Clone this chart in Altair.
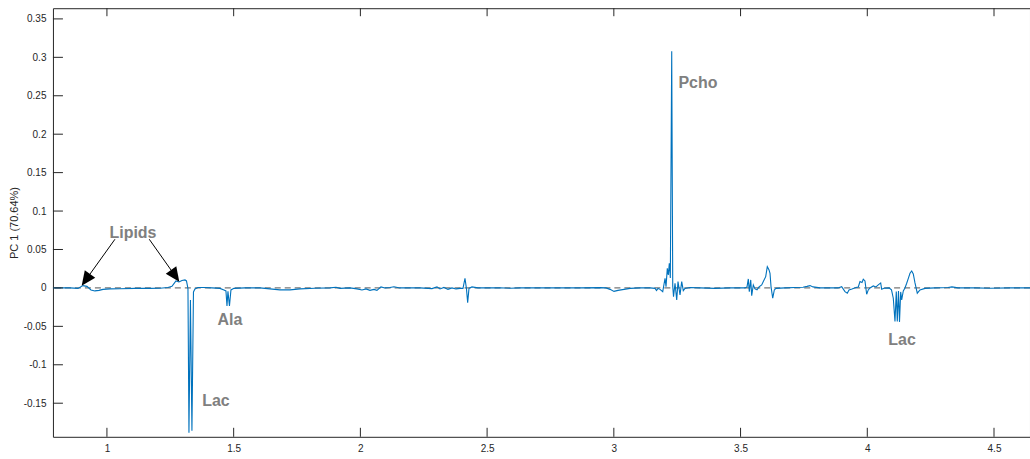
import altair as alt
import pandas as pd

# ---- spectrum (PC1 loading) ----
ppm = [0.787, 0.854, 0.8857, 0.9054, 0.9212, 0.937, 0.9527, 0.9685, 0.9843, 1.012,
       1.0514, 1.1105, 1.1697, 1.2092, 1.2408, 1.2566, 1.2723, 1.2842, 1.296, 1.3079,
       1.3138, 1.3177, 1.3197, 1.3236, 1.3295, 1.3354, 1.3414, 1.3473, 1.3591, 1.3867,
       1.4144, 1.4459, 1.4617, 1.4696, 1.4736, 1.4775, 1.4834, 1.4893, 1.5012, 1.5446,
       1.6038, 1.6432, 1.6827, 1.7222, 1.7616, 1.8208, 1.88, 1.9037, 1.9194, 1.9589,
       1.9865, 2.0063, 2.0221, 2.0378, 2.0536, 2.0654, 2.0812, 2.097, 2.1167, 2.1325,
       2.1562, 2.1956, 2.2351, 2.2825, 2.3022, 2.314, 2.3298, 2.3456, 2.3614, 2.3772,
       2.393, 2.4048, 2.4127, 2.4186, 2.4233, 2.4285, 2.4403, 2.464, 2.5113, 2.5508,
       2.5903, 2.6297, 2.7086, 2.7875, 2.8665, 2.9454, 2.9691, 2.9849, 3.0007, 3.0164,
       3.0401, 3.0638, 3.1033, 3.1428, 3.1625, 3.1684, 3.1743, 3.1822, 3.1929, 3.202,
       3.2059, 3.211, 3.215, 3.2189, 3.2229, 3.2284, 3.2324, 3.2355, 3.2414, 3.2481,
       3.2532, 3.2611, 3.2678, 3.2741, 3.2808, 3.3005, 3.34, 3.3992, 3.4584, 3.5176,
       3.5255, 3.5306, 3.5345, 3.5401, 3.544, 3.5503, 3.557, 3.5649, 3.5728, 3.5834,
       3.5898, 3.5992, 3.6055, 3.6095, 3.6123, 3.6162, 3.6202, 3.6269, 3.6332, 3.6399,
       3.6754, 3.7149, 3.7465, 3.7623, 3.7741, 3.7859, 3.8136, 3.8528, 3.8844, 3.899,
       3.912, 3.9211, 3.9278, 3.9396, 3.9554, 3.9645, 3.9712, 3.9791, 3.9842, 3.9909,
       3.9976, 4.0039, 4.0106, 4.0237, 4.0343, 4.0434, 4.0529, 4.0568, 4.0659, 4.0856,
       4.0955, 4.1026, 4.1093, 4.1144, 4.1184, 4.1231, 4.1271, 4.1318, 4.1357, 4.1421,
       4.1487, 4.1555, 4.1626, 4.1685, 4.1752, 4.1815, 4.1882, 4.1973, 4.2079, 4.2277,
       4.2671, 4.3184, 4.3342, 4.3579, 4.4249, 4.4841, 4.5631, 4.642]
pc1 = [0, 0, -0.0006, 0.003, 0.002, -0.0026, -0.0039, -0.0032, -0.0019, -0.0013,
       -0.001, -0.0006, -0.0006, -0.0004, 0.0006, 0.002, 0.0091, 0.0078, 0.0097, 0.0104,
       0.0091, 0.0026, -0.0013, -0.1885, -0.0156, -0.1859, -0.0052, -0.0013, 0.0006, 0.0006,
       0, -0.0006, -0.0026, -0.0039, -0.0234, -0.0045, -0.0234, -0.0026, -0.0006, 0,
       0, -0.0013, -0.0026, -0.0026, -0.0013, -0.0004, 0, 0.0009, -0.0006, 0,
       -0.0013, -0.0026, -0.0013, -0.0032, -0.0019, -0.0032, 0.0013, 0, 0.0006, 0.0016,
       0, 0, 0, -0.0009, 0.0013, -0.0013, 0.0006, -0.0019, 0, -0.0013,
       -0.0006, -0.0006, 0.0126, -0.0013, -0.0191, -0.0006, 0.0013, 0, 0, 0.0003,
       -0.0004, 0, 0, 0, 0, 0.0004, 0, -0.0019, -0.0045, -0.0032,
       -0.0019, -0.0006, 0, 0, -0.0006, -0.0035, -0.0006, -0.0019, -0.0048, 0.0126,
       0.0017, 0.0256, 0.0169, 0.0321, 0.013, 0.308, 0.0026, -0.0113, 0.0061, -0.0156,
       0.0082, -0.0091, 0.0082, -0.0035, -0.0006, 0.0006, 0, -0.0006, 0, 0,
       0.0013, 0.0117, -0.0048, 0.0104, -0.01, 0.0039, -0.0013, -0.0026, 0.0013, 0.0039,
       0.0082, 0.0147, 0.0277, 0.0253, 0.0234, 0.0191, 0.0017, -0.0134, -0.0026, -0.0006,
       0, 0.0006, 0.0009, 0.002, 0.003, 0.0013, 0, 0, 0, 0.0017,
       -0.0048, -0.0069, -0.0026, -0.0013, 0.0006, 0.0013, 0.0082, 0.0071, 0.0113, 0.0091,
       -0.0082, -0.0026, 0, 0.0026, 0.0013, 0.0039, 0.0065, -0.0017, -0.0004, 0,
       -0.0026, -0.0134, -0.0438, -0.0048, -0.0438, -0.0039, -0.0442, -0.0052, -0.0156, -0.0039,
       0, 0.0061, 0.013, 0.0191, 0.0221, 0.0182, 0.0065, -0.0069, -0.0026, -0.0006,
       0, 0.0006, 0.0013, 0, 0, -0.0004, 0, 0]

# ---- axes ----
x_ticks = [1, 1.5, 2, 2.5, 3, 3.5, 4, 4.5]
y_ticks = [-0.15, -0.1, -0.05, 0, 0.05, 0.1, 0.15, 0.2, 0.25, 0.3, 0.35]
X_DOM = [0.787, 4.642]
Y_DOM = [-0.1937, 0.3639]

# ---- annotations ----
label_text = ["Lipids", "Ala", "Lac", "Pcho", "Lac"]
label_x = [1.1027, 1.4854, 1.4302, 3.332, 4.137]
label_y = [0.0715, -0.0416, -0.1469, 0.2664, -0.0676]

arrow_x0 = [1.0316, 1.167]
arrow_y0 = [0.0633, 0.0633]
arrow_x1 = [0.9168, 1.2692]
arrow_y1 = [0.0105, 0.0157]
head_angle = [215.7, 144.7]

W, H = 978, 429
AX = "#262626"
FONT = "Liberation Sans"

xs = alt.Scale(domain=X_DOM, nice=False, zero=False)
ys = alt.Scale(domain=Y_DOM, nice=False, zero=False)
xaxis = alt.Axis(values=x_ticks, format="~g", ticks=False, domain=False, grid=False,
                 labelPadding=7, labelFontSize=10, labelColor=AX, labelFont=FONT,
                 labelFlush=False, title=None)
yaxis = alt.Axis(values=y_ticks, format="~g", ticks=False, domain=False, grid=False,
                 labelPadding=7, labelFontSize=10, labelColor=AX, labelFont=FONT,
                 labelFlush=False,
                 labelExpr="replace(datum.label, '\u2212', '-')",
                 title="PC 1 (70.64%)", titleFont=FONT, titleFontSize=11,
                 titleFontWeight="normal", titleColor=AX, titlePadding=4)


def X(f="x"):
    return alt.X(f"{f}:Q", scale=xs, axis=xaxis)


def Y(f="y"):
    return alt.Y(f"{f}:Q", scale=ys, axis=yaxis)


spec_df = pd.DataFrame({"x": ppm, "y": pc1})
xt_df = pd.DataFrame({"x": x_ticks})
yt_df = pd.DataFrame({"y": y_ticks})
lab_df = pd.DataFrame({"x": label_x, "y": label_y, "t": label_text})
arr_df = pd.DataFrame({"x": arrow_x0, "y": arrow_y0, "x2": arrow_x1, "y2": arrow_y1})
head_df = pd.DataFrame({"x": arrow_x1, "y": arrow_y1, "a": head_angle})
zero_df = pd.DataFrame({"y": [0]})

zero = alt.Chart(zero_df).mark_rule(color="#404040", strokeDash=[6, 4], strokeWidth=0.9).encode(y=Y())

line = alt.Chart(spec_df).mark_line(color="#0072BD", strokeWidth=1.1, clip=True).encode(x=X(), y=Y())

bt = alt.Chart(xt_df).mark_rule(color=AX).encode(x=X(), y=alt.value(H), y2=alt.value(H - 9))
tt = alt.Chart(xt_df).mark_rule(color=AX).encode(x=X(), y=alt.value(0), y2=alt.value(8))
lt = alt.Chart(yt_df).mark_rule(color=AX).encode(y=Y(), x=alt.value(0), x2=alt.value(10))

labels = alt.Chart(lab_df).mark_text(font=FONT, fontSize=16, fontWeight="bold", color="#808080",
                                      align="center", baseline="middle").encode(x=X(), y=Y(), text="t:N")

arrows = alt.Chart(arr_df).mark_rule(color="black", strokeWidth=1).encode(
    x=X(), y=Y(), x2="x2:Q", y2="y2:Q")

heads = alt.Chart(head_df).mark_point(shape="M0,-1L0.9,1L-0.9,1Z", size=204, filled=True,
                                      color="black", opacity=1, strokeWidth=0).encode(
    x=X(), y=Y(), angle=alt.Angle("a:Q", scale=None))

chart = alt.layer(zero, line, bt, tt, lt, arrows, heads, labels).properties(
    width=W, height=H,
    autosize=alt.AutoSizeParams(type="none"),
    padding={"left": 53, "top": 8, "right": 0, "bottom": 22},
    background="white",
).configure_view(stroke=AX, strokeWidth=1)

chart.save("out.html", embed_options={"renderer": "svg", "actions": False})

Problem. Return, unchanged, the lines from the first line of the material through the line that holds "import pandas as pd", inclusive, omitting pictures.

Solution for this task.
Clone this chart in Altair.
import altair as alt
import pandas as pd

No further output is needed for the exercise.